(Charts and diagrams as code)

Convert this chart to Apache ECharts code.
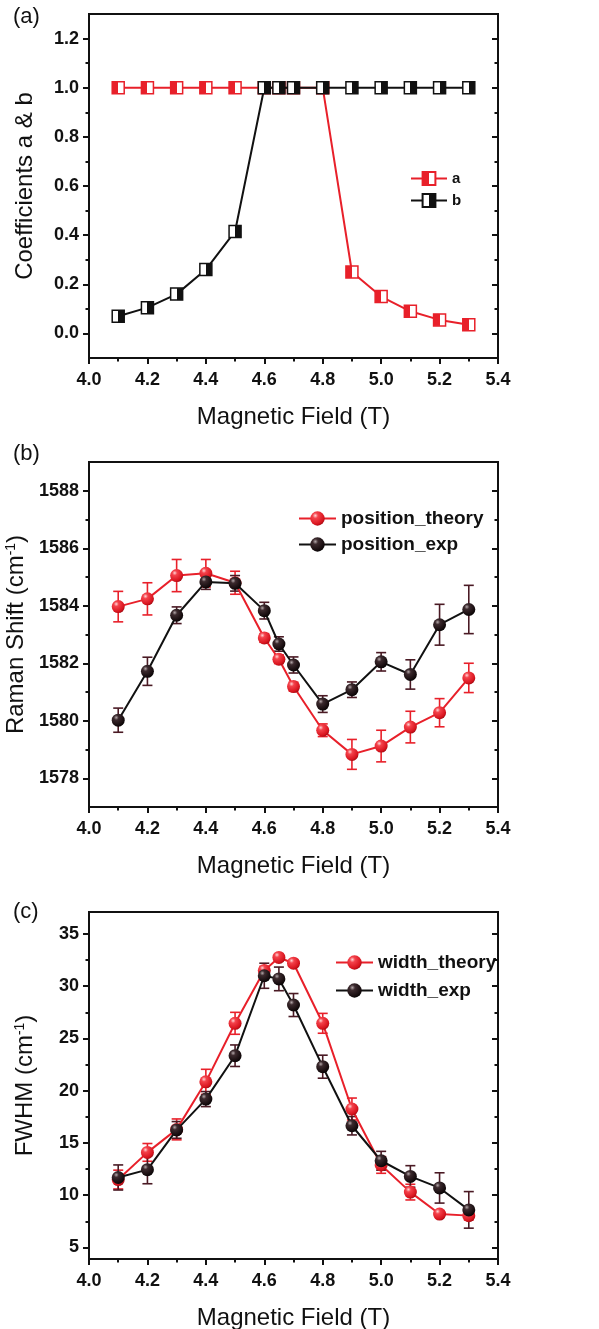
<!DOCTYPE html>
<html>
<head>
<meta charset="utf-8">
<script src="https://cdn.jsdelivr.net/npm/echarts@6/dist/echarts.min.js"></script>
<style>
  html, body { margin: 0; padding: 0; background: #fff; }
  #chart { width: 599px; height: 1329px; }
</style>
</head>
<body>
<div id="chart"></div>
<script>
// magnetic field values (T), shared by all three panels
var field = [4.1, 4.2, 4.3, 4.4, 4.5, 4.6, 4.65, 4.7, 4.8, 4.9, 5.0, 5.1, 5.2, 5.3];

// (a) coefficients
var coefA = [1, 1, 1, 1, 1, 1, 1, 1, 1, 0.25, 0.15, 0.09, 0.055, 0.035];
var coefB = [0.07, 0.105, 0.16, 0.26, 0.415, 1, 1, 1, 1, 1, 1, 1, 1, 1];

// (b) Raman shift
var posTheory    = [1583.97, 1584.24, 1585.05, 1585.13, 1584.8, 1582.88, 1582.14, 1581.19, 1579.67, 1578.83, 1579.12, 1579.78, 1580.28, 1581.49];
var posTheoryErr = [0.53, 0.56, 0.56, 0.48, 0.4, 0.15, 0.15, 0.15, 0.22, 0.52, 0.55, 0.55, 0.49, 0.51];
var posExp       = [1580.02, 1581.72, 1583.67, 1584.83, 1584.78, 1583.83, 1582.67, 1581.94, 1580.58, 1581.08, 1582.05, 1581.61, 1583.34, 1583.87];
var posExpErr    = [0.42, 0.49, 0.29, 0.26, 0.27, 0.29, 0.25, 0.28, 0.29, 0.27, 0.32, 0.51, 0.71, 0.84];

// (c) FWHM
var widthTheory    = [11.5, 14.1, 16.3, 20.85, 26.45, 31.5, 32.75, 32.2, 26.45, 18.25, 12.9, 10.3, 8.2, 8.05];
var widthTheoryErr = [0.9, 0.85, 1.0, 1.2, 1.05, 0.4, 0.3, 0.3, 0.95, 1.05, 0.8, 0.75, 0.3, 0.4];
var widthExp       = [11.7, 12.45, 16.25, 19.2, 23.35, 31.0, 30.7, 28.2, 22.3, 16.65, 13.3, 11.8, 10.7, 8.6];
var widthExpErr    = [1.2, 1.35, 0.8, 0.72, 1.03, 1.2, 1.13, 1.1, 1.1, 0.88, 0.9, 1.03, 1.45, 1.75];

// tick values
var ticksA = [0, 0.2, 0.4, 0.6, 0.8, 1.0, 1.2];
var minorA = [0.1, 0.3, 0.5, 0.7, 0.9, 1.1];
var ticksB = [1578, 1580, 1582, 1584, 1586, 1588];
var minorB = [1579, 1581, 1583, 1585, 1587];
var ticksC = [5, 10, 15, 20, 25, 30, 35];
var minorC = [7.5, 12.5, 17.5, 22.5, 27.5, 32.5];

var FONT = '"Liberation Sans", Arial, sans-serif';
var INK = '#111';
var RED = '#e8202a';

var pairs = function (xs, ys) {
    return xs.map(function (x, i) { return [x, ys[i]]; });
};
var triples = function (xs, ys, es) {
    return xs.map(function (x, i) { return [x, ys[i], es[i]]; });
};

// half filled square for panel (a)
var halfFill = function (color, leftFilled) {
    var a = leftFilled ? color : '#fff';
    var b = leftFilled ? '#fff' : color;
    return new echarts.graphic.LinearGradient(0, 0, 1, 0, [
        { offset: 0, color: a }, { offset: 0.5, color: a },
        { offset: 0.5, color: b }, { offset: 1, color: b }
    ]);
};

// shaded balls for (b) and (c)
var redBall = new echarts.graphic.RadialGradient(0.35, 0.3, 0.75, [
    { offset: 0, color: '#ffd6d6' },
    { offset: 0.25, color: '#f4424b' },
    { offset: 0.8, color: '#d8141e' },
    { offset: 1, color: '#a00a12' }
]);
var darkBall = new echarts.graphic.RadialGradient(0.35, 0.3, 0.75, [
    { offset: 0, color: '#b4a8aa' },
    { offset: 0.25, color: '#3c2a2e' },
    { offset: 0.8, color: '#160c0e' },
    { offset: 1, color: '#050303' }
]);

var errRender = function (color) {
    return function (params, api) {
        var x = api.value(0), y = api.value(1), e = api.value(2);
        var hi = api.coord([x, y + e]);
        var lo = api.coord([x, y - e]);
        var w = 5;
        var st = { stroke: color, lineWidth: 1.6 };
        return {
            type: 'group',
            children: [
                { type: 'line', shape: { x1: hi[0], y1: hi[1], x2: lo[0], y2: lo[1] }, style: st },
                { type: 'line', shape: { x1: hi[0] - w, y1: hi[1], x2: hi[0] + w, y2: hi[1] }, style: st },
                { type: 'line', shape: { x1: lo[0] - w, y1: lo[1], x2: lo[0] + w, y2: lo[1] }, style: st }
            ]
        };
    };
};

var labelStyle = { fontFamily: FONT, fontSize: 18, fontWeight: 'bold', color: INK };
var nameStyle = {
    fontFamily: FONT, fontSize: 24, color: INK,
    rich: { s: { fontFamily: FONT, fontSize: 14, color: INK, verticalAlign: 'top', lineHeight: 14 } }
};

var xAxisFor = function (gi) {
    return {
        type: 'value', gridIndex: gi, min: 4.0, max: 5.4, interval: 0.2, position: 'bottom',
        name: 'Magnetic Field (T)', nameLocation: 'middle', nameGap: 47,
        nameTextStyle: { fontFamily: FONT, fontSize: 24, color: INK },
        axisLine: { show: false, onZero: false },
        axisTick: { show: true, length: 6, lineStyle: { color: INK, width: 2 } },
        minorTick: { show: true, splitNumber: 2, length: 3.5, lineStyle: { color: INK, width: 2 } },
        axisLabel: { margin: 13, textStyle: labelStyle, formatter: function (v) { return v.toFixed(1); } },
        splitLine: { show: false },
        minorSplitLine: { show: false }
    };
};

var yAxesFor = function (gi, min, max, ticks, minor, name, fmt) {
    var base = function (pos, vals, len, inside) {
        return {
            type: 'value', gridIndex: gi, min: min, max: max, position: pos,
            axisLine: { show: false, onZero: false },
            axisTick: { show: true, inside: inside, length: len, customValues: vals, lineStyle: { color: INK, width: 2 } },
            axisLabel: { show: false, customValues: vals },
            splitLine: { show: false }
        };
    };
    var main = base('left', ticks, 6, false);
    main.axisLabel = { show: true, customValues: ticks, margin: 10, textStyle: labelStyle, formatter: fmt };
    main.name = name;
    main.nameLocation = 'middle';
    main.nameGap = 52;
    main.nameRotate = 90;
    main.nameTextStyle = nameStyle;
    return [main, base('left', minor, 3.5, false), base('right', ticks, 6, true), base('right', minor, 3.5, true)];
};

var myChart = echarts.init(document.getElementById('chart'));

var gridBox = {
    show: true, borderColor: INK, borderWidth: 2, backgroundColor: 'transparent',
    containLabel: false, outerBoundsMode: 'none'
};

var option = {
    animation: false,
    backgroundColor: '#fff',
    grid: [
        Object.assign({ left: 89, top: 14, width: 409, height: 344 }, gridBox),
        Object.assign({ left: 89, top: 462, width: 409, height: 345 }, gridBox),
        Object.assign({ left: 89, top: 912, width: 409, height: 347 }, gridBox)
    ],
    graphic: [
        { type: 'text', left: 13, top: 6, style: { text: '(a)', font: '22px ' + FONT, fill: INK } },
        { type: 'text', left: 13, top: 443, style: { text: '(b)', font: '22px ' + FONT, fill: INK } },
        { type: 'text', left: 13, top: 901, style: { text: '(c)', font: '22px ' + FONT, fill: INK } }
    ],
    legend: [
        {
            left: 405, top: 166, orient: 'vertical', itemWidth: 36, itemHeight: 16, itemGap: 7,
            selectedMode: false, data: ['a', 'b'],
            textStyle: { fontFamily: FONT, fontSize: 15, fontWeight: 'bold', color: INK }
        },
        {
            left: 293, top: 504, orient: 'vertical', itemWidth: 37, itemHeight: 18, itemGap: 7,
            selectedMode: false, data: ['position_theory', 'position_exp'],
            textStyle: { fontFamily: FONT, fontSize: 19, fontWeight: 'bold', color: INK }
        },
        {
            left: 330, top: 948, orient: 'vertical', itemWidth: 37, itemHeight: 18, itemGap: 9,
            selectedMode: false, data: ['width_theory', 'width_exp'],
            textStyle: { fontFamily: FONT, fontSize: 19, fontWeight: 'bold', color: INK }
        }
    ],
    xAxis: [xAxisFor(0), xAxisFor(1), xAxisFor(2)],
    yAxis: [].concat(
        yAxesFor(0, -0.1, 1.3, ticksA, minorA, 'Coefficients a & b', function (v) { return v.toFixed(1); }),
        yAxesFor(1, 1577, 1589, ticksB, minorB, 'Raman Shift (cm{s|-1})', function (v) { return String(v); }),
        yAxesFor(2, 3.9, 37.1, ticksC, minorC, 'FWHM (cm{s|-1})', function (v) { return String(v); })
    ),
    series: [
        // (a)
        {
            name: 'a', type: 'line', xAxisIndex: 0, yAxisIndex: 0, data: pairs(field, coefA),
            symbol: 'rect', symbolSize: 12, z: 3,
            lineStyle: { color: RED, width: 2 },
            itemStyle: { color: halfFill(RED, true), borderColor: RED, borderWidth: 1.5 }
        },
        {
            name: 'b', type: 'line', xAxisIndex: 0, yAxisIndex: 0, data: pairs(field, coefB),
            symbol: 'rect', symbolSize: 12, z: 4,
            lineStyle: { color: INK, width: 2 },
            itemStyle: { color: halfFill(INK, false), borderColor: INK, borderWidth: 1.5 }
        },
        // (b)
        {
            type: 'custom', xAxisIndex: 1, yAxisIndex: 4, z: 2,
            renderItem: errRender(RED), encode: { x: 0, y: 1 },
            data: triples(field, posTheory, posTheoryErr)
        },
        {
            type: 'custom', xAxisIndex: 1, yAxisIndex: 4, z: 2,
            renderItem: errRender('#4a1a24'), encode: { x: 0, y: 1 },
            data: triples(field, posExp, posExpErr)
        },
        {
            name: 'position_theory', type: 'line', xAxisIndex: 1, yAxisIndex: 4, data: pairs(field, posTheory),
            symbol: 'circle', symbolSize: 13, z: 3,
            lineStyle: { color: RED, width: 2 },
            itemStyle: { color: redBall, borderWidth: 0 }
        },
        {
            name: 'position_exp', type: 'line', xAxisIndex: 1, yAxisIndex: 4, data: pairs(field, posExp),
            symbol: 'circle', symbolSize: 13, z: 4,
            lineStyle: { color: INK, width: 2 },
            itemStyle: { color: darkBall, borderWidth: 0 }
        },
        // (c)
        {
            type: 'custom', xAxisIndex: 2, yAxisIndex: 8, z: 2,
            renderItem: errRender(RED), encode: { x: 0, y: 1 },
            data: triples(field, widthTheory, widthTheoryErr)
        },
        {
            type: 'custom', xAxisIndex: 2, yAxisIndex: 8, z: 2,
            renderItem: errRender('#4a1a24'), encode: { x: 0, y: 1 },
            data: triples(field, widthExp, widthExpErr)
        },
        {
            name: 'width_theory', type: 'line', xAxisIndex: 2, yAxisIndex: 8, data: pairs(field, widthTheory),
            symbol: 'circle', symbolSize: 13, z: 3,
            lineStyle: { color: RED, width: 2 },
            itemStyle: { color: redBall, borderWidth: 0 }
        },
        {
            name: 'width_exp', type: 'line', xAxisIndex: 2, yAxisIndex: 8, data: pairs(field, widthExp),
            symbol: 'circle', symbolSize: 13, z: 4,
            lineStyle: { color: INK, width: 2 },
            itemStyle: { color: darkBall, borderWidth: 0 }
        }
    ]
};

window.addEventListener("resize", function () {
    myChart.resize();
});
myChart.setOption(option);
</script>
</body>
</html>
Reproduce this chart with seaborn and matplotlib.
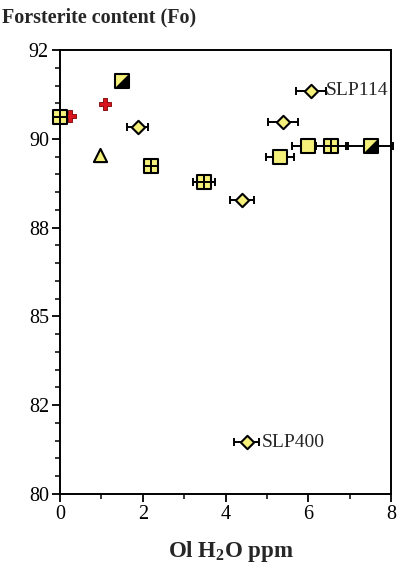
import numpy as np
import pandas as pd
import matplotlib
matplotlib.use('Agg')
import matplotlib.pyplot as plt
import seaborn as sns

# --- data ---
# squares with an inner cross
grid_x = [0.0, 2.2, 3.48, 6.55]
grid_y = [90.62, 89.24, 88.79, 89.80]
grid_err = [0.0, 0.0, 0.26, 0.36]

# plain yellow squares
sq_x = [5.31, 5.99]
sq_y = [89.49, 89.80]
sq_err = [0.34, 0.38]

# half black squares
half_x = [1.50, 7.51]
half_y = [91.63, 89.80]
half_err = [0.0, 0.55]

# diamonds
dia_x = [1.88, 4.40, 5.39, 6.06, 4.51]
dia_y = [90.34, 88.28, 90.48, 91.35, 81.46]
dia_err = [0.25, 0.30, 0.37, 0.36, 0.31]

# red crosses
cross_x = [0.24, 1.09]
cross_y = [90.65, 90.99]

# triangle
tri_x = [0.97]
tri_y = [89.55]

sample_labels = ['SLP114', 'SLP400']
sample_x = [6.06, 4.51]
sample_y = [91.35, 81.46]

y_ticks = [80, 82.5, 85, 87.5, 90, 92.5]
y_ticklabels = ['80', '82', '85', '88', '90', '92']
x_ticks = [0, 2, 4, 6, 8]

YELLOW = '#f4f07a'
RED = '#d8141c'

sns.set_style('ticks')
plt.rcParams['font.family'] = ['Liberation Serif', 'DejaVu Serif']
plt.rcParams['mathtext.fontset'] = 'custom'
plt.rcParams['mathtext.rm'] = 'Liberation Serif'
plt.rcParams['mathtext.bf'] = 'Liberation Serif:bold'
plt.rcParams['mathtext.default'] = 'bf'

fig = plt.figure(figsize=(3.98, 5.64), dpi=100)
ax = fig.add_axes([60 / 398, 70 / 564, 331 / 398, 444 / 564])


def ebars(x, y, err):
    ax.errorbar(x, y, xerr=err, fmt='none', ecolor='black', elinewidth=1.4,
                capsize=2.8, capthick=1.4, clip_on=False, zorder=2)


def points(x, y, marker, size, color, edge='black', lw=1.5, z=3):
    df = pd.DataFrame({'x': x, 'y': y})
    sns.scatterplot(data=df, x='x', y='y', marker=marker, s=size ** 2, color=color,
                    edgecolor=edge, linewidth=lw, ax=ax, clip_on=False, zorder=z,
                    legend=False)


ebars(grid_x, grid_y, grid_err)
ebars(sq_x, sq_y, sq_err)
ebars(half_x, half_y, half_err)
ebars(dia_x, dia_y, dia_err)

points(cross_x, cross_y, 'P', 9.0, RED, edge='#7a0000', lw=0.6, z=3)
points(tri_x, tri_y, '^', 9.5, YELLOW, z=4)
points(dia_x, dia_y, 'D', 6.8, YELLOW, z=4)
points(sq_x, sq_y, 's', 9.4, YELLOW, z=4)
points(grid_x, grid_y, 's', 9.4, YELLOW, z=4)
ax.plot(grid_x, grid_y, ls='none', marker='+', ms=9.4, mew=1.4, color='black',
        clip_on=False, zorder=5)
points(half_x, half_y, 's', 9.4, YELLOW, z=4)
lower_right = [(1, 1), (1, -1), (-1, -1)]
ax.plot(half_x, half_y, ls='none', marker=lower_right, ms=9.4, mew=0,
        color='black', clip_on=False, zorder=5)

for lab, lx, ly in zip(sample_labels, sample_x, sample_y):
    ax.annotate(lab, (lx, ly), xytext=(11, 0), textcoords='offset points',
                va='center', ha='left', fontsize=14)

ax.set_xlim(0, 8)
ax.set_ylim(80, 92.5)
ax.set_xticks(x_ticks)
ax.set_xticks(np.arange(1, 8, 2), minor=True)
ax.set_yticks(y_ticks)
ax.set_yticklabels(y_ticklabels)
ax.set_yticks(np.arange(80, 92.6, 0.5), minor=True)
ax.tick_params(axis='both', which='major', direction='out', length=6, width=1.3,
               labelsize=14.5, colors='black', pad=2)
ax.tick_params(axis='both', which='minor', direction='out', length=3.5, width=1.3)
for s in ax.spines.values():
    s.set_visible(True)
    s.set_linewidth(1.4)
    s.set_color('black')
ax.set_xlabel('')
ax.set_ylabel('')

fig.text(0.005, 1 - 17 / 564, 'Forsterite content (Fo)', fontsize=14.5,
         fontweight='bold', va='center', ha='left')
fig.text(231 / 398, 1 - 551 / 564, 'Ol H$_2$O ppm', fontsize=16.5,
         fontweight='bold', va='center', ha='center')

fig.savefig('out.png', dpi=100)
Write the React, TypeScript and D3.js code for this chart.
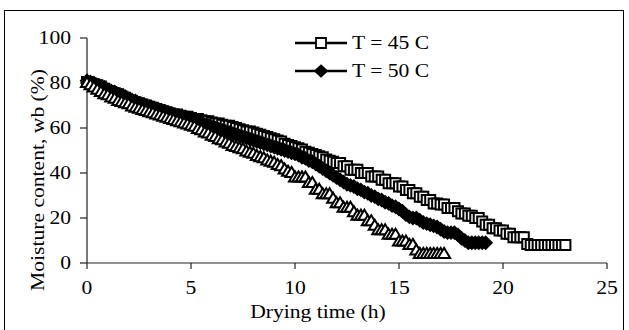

Short problem: Transcribe the entries from their first line to the line that holds "1, 1, 1, 1, 1];", both included, and skip every picture.

Expected answer:
Convert this chart to Apache ECharts code.
<!DOCTYPE html>
<html>
<head>
<meta charset="utf-8">
<script src="https://cdn.jsdelivr.net/npm/echarts@6/dist/echarts.min.js"></script>
<style>
  html, body { margin: 0; padding: 0; background: #fff; }
  #chart { width: 599px; height: 1329px; }
</style>
</head>
<body>
<div id="chart"></div>
<script>
// magnetic field values (T), shared by all three panels
var field = [4.1, 4.2, 4.3, 4.4, 4.5, 4.6, 4.65, 4.7, 4.8, 4.9, 5.0, 5.1, 5.2, 5.3];

// (a) coefficients
var coefA = [1, 1, 1, 1, 1, 1, 1, 1, 1, 0.25, 0.15, 0.09, 0.055, 0.035];
var coefB = [0.07, 0.105, 0.16, 0.26, 0.415, 1, 1, 1, 1, 1, 1, 1, 1, 1];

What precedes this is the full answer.